**STATED GOAL**
Search the data for the word "that". Reproduce every line where it is found.

————

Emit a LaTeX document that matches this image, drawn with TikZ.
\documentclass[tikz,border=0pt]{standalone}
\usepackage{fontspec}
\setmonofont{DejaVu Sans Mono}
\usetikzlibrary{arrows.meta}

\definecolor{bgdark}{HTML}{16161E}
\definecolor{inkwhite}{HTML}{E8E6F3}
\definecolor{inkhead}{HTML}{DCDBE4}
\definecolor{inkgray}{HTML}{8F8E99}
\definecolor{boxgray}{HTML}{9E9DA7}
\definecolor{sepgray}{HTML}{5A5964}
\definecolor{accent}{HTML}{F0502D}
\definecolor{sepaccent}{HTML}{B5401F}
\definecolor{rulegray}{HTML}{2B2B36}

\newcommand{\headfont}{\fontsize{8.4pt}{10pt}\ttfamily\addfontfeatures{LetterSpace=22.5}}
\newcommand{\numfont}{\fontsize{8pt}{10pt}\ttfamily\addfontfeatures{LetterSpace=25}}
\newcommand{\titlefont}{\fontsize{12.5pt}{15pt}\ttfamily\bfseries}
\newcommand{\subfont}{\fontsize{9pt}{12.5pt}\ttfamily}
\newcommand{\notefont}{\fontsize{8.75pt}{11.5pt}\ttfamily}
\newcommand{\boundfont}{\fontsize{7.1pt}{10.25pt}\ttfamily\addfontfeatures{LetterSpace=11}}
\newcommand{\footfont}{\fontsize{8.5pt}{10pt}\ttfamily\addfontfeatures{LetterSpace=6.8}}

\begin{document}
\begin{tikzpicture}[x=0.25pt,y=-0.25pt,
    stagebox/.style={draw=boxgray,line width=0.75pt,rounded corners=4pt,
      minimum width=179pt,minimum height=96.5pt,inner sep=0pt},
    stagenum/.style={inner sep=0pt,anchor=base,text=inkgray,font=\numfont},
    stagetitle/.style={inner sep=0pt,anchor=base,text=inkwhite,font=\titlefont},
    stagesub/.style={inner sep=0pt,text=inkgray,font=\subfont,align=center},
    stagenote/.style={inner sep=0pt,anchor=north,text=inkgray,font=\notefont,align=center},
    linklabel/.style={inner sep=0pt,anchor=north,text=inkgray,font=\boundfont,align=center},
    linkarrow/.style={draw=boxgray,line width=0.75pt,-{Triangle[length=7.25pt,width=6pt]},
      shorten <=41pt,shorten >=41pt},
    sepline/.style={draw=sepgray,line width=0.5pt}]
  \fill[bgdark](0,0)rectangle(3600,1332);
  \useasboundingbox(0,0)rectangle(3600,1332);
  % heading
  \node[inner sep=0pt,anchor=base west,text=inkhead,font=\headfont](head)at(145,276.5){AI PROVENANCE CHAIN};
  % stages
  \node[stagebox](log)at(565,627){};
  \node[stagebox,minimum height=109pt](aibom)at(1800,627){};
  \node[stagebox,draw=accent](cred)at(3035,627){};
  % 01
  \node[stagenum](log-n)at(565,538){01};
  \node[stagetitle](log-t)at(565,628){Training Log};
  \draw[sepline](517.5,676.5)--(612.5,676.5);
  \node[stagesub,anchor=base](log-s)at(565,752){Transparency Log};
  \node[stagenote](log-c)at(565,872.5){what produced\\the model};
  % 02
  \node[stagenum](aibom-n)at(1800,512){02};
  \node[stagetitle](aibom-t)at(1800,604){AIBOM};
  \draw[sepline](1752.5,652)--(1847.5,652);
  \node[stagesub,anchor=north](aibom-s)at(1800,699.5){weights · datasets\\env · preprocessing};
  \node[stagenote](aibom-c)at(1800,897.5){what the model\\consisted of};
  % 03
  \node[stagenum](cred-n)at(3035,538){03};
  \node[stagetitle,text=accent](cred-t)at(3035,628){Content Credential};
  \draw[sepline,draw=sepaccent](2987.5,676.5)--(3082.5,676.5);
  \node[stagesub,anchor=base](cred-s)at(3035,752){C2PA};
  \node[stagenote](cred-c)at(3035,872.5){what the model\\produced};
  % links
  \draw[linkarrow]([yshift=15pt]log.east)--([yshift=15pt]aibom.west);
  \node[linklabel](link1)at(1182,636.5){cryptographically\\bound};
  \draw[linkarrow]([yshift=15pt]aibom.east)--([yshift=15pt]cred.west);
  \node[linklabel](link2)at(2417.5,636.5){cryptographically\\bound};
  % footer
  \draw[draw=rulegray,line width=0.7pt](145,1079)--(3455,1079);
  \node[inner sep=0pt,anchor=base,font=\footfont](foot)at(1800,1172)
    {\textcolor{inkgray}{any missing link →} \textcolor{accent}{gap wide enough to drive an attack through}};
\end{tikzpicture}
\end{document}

————

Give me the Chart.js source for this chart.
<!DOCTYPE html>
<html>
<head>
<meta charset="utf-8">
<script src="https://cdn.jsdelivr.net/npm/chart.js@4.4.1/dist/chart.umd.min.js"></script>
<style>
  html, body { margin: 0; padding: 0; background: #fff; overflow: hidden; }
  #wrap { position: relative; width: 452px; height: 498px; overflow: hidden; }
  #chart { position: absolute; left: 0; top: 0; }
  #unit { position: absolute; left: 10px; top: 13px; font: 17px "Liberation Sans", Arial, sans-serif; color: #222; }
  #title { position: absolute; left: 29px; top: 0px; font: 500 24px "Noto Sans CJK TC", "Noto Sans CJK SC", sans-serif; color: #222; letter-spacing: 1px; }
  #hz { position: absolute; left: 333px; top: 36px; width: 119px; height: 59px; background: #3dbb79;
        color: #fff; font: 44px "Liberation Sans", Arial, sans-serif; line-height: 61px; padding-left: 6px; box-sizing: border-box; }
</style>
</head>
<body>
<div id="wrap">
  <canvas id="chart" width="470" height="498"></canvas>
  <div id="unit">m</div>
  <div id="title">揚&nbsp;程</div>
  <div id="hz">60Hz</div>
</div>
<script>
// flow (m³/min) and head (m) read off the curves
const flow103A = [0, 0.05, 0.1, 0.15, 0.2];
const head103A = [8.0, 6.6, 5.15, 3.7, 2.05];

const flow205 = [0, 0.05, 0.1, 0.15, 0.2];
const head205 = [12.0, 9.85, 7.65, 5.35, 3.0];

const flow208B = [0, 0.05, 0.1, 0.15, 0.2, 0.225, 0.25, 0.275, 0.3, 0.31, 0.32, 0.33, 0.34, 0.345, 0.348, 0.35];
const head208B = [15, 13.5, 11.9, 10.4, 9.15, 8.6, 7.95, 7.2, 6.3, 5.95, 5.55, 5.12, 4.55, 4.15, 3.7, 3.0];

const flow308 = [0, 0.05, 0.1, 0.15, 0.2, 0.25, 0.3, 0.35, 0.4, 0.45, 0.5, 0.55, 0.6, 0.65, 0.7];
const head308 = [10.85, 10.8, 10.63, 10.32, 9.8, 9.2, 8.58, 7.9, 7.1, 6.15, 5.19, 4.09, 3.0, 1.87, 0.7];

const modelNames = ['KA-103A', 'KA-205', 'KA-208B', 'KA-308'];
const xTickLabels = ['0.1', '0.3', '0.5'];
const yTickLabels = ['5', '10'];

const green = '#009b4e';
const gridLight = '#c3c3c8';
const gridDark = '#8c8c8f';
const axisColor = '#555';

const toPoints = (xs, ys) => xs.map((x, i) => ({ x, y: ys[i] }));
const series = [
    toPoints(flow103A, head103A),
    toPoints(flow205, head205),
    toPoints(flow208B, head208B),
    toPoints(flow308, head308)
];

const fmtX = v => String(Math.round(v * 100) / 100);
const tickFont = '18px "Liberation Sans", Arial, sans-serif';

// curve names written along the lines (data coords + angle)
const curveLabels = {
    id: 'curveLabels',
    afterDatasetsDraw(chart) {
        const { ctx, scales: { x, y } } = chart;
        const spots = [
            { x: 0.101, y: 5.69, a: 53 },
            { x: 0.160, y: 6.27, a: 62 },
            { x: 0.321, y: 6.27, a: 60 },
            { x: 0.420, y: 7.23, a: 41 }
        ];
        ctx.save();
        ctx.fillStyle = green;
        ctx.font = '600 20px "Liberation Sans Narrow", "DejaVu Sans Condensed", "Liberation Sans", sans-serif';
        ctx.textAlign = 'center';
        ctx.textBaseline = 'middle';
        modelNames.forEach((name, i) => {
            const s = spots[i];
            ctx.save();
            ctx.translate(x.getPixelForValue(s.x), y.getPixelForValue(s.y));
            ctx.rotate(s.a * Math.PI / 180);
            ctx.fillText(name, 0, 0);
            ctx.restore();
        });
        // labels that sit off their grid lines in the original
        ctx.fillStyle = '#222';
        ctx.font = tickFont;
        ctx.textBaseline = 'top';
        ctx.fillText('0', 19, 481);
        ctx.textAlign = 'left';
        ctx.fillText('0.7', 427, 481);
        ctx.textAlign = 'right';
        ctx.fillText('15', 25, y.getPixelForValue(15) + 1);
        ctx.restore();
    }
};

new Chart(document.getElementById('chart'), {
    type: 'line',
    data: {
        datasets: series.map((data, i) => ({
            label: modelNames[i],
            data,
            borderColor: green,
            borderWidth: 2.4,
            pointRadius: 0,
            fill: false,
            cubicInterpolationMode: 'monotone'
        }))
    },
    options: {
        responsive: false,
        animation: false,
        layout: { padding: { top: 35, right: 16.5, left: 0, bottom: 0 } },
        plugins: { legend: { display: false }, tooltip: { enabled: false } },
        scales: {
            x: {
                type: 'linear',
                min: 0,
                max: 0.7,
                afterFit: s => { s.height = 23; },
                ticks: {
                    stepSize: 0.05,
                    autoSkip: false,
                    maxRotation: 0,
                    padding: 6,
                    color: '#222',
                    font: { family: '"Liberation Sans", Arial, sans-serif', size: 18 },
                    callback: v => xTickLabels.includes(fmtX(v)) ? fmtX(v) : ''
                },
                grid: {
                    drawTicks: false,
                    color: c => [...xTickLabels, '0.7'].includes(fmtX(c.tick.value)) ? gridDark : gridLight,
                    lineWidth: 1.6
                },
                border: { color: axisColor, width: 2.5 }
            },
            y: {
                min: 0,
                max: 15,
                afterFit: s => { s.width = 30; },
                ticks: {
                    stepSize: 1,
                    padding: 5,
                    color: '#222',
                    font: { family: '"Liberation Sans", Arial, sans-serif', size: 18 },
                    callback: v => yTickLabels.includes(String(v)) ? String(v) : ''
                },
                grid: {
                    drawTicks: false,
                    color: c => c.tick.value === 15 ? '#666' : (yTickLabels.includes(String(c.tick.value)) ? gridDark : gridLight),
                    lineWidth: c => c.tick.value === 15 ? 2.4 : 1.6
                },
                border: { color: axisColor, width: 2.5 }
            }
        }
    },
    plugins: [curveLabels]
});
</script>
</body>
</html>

————

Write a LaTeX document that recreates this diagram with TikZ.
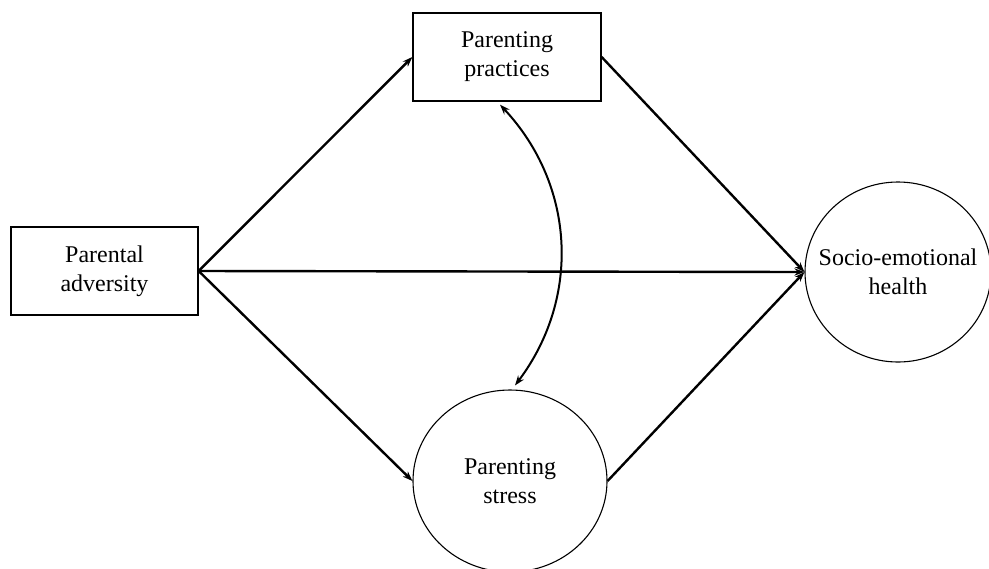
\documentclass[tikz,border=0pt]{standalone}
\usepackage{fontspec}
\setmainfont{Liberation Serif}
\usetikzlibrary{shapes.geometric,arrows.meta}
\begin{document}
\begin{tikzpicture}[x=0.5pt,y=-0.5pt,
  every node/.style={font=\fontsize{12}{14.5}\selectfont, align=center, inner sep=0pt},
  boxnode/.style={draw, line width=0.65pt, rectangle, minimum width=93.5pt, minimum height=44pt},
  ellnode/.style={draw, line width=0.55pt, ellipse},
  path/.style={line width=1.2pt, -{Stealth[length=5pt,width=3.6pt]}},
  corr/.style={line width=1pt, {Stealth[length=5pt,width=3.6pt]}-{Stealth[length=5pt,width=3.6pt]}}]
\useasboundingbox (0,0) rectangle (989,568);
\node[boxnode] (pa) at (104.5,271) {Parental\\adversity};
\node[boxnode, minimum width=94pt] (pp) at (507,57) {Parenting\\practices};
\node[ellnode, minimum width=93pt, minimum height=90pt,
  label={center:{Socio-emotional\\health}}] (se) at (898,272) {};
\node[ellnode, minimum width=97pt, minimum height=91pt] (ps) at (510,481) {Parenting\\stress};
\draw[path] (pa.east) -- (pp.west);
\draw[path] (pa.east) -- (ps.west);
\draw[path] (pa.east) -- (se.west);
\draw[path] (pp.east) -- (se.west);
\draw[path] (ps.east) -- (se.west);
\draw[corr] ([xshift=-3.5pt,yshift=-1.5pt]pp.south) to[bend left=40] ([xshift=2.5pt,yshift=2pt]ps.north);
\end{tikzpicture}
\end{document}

————

**ANSWER TO THIS TASK**
Emit a LaTeX document that matches this image, drawn with TikZ.
        // labels that sit off their grid lines in the original
Write a LaTeX document that recreates this diagram with TikZ.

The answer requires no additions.